Support for rural communities was extended to local families on Monday when the NSW Government confirmed that falling school enrollments in drought-affected areas would not impact teacher numbers at their local public schools.
With drought forcing families to relocate away from Northern Tablelands, there was a decline in student numbers at some smaller rural schools.
Local MP Adam Marshall said 22 schools in our region received this guarantee for continued teacher employment.
The last thing our communities need right now is to lose valuable local jobs.Adam Marshall
“I'm very well aware of how tough the drought has been on families and communities across the Northern Tablelands and pleased to see this decision made to help ease its impact."
Mr Marshall said NSW public school staffing requirements were based on student numbers, so schools that lost students would typically have had a reduction in staff.
“However, this decision means that isolated school communities severely impacted by the drought will have certainty and be able to continue to support local students and their families,” he said.

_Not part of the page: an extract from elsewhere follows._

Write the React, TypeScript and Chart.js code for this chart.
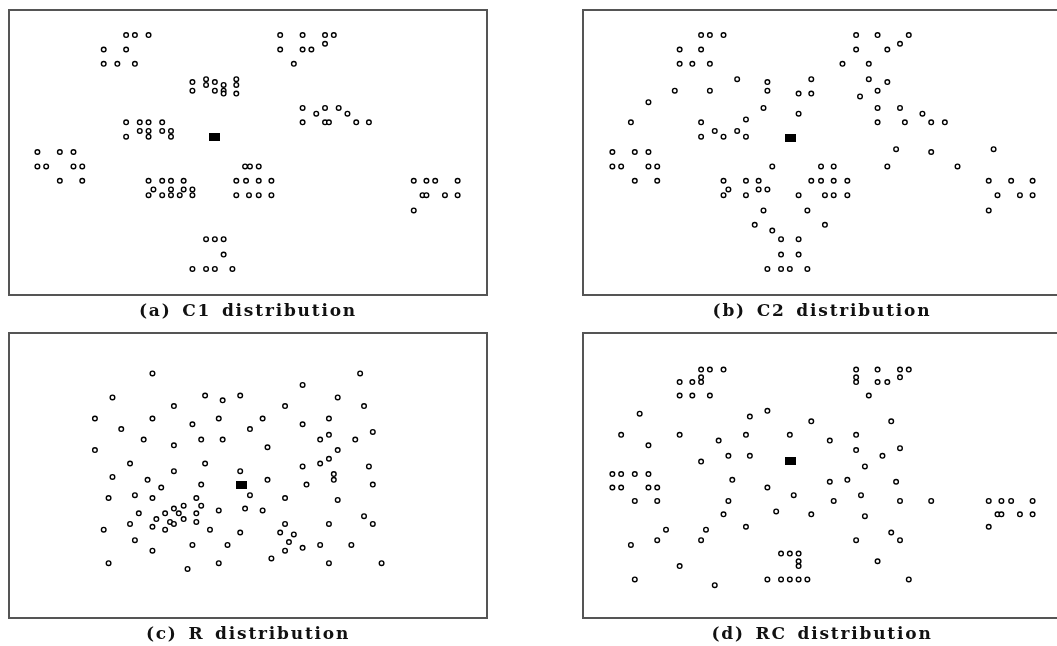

“This will also help prevent schools from exhausting their resources and having to recruit more staff once the drought breaks.
“Schools are a vital part of our country communities and that is why it is so important that the NSW Government can offer this support to those that need it most, and ensure schooling communities throughout rural and regional NSW continue to thrive.”
Mr Marshall said staffing entitlements at the impacted schools next year would have resulted in about 100 job losses across country NSW without this important intervention.
More than 220 schools in isolated areas suffering from intense drought conditions across NSW have been guaranteed their staffing entitlements this year, with a further 35 schools on the border of drought-affected areas also able to apply for the concession.